Bi-Encoder

Bi-Encoder Encoder Dense-Retrieval Embedding Siamese Needs-Review

What it is

A bi-encoder (dual-encoder or siamese architecture) uses two identical or similar neural encoders to independently embed queries and documents into a shared vector space. The separated encoding enables pre-computation of document embeddings and fast nearest-neighbour retrieval at query time, making it ideal for large-scale dense retrieval.

[illustrate: Query and document flowing through separate but identical encoder networks; resulting vectors in shared embedding space; query compared against document vectors]

How it works

Offline indexing:
- Encode all documents using the encoder network
- Store embeddings in an ANN index (HNSW, IVF, etc.)
Online retrieval:
- Encode query using the same encoder
- Search ANN index to find nearest document embeddings
- Return top-k documents ranked by embedding similarity
Training:
- Supervised: fine-tune on (query, relevant_doc, irrelevant_doc) triples
- Contrastive: maximize similarity for positive pairs, minimize for negatives
- In-batch negatives: use other batch documents as negatives

Example

# Encoder: BERT or Sentence-Transformer
# Query: "best practices for machine learning"
# → encode to 768-dim vector

# Pre-indexed documents:
# "ML best practices guide" → 768-dim vector (already computed)
# "Deep learning tutorials" → 768-dim vector (already computed)

# Retrieve nearest documents by dot-product similarity
# No need to re-encode documents at query time (fast!)

Variants and history

Siamese networks date to the 1990s for face recognition.
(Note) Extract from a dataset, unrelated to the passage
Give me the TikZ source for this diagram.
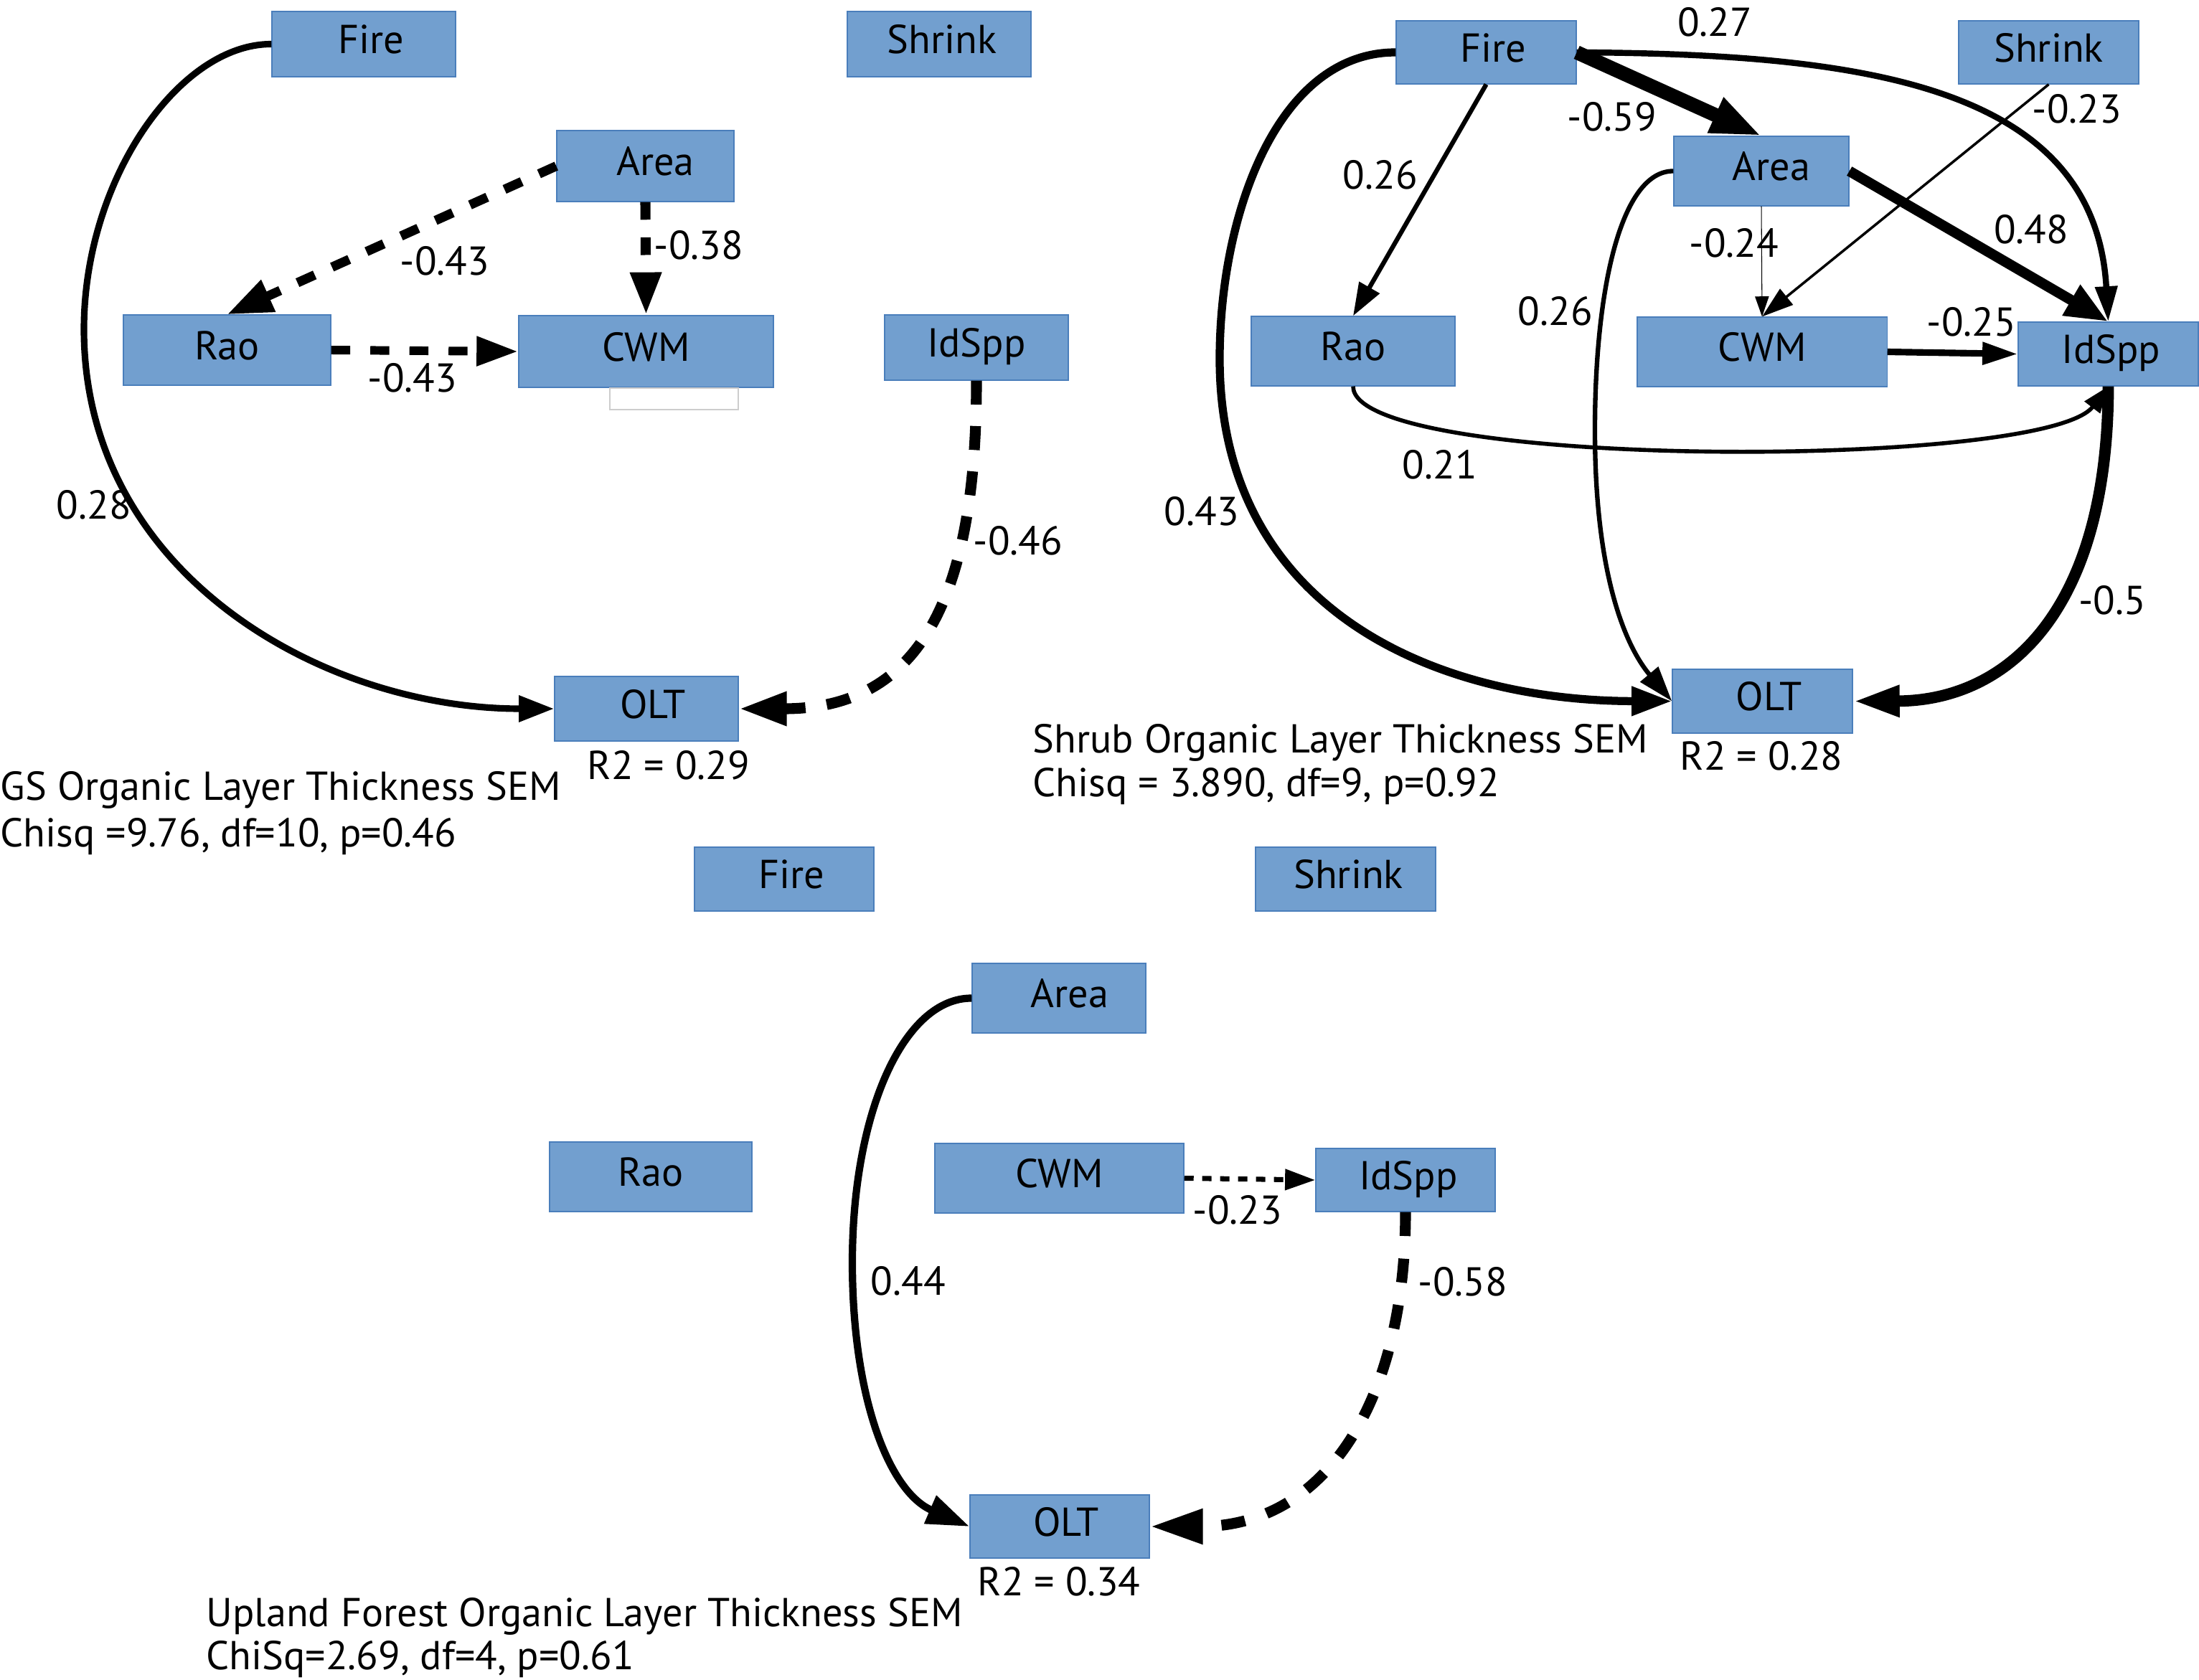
\documentclass[tikz,border=0pt]{standalone}
\usepackage{fontspec}
\setmainfont{PT Sans}
\usetikzlibrary{arrows.meta}
\definecolor{boxfill}{RGB}{114,159,207}
\definecolor{boxline}{RGB}{74,126,187}
\definecolor{ghost}{RGB}{205,205,205}
\begin{document}
\begin{tikzpicture}[x=0.01cm,y=-0.01cm,
  font=\fontsize{16pt}{19pt}\selectfont,
  box/.style={draw=boxline, fill=boxfill, line width=0.35pt, inner sep=0pt, text height=0.76em, text depth=0pt},
  tx/.style={execute at begin node={\hspace*{#1}}},
  lbl/.style={inner sep=0pt, text height=0.7em, text depth=0pt, yshift=-0.07cm},
  ttl/.style={lbl, anchor=west},
  tip/.style 2 args={-{Triangle[length=#1pt,width=#2pt]}},
  dsh/.style 2 args={dash pattern=on #1pt off #2pt},
  line cap=butt]
\useasboundingbox (0,0) rectangle (3065,2342);

% ---------------- Panel 1 : GS ----------------
\node[box, tx=0.2cm, minimum width=2.56cm, minimum height=0.91cm] (F1) at (507,61.5) {Fire};
\node[box, tx=0.08cm, minimum width=2.56cm, minimum height=0.91cm] (S1) at (1309,61.5) {Shrink};
\node[box, tx=0.28cm, minimum width=2.47cm, minimum height=0.99cm] (A1) at (899.5,231.5) {Area};
\node[box, minimum width=2.89cm, minimum height=0.98cm] (R1) at (316.5,488) {Rao};
\node[box, minimum width=3.55cm, minimum height=1.00cm] (C1) at (900.5,490) {CWM};
\node[draw=ghost, fill=white, line width=0.4pt, inner sep=0pt, minimum width=1.79cm, minimum height=0.30cm] (G1) at (939.5,556) {};
\node[box, minimum width=2.56cm, minimum height=0.91cm] (I1) at (1361,484.5) {IdSpp};
\node[box, tx=0.18cm, minimum width=2.56cm, minimum height=0.90cm] (O1) at (901,988) {OLT};
\node[lbl] (O1r) at (932,1067) {R2 = 0.29};

\draw[line width=2.6pt, tip={14}{10}] (F1.west) .. controls (250,61) and (117,250) .. (117,459)
  .. controls (117,800) and (450,988) .. (O1.west);
\draw[line width=3.7pt, dsh={7.5}{7.5}, tip={18}{13}] (A1.west) -- (R1.north);
\draw[line width=4pt, dsh={7}{7}, tip={17}{11.5}] (A1.south) -- (C1.north);
\draw[line width=3.4pt, dsh={7.5}{8}, tip={16.5}{11}] (R1.east) -- (C1.west);
\draw[line width=4.3pt, dsh={9.5}{8.5}, tip={19}{12.5}] (I1.south) .. controls (1361,820) and (1290,988) .. (O1.east);

\node[lbl] (l1a) at (131,704) {0.28};
\node[lbl] (l1b) at (620,364) {-0.43};
\node[lbl] (l1c) at (974,342) {-0.38};
\node[lbl] (l1d) at (575,527) {-0.43};
\node[lbl] (l1e) at (1419,754) {-0.46};

\node[ttl] (t1a) at (0,1096) {GS Organic Layer Thickness SEM};
\node[ttl] (t1b) at (0,1161) {Chisq =9.76, df=10, p=0.46};

% ---------------- Panel 2 : Shrub ----------------
\node[box, tx=0.2cm, minimum width=2.51cm, minimum height=0.88cm] (F2) at (2071.5,73) {Fire};
\node[box, minimum width=2.51cm, minimum height=0.88cm] (S2) at (2855.5,73) {Shrink};
\node[box, tx=0.28cm, minimum width=2.44cm, minimum height=0.97cm] (A2) at (2455,238.5) {Area};
\node[box, minimum width=2.84cm, minimum height=0.97cm] (R2) at (1886,489.5) {Rao};
\node[box, minimum width=3.48cm, minimum height=0.97cm] (C2) at (2456,490.5) {CWM};
\node[box, tx=0.08cm, minimum width=2.51cm, minimum height=0.89cm] (I2) at (2938.5,493.5) {IdSpp};
\node[box, tx=0.18cm, minimum width=2.51cm, minimum height=0.89cm] (O2) at (2456.5,977.5) {OLT};
\node[lbl] (O2r) at (2455,1054) {R2 = 0.28};

\draw[line width=5.6pt, tip={20}{14}] (F2.east) -- (A2.north);
\draw[line width=2.4pt, tip={14}{8.5}] (F2.east) .. controls (2600,75) and (2920,120) .. (I2.north);
\draw[line width=1.8pt, tip={13}{9}] (F2.south) -- (R2.north);
\draw[line width=3.2pt, tip={16}{11}] (F2.west) .. controls (1780,73) and (1700,300) .. (1700,500)
  .. controls (1700,850) and (2000,977) .. (O2.west);
\draw[line width=1pt, tip={12.5}{8}] (S2.south) -- (C2.north);
\draw[line width=0.3pt, tip={8}{5.5}] (A2.south) -- (C2.north);
\draw[line width=4.1pt, tip={17}{13}] (A2.east) -- (I2.north);
\draw[line width=1.8pt, tip={14}{9}] (A2.west) .. controls (2260,238) and (2223,400) .. (2223,600)
  .. controls (2223,800) and (2265,900) .. (O2.west);
\draw[line width=2.6pt, tip={14}{8.5}] (C2.east) -- (I2.west);
\draw[line width=1.6pt, tip={10.5}{7.5}] (R2.south) .. controls (1886,655) and (2850,655) .. (I2.south);
\draw[line width=4.5pt, tip={18.5}{11.5}] (I2.south) .. controls (2938,850) and (2800,977) .. (O2.east);

\node[lbl] (l2a) at (2390,31) {0.27};
\node[lbl] (l2b) at (2247,163) {-0.59};
\node[lbl] (l2c) at (2895,152) {-0.23};
\node[lbl] (l2d) at (1924,244) {0.26};
\node[lbl] (l2e) at (2831,320) {0.48};
\node[lbl] (l2f) at (2417,339) {-0.24};
\node[lbl] (l2g) at (2168,434) {0.26};
\node[lbl] (l2h) at (2748,449) {-0.25};
\node[lbl] (l2i) at (2007,648) {0.21};
\node[lbl] (l2j) at (1675,713) {0.43};
\node[lbl] (l2k) at (2944,837) {-0.5};

\node[ttl] (t2a) at (1439,1030) {Shrub Organic Layer Thickness SEM};
\node[ttl] (t2b) at (1439,1091) {Chisq = 3.890, df=9, p=0.92};

% ---------------- Panel 3 : Upland ----------------
\node[box, tx=0.2cm, minimum width=2.50cm, minimum height=0.89cm] (F3) at (1093,1225.5) {Fire};
\node[box, tx=0.08cm, minimum width=2.51cm, minimum height=0.89cm] (S3) at (1875.5,1225.5) {Shrink};
\node[box, tx=0.3cm, minimum width=2.42cm, minimum height=0.97cm] (A3) at (1476,1391.5) {Area};
\node[box, minimum width=2.82cm, minimum height=0.97cm] (R3) at (907,1640.5) {Rao};
\node[box, minimum width=3.47cm, minimum height=0.97cm] (C3) at (1476.5,1642.5) {CWM};
\node[box, tx=0.08cm, minimum width=2.50cm, minimum height=0.88cm] (I3) at (1959,1645) {IdSpp};
\node[box, tx=0.18cm, minimum width=2.50cm, minimum height=0.88cm] (O3) at (1477,2128) {OLT};
\node[lbl] (O3r) at (1476,2205) {R2 = 0.34};

\draw[line width=2.9pt, tip={17}{11.5}] (A3.west) .. controls (1260,1391) and (1188,1550) .. (1188,1760)
  .. controls (1188,1950) and (1240,2080) .. (O3.west);
\draw[line width=2pt, dsh={3.7}{3.4}, tip={12}{8}] (C3.east) -- (I3.west);
\draw[line width=4.3pt, dsh={9.5}{9}, tip={21}{13}] (I3.south) .. controls (1959,1950) and (1850,2128) .. (O3.east);

\node[lbl] (l3a) at (1725,1687) {-0.23};
\node[lbl] (l3b) at (1266,1786) {0.44};
\node[lbl] (l3c) at (2039,1787) {-0.58};

\node[ttl] (t3a) at (287,2248) {Upland Forest Organic Layer Thickness SEM};
\node[ttl] (t3b) at (287,2308) {ChiSq=2.69, df=4, p=0.61};
\end{tikzpicture}
\end{document}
Dense Passage Retrieval (DPR, 2020) popularized bi-encoders for information retrieval. Sentence-BERT (SBERT) combined sentence encoders with contrastive objectives. Modern variants include multi-vector bi-encoders (ColBERT-style) and instruction-tuned bi-encoders that adapt to different task descriptions.

When to use it

Choose bi-encoders when:

You need sub-100ms retrieval latency on large collections
Document set is static or infrequently updated
You can afford offline indexing and ANN storage
Speed is more important than maximum ranking accuracy
You’ll combine with reranking for final ranking

Bi-encoders are the workhorse of production dense retrieval, fast but limited to pre-computed documents. Use cross-encoders or rerankers for fine-grained second-stage ranking.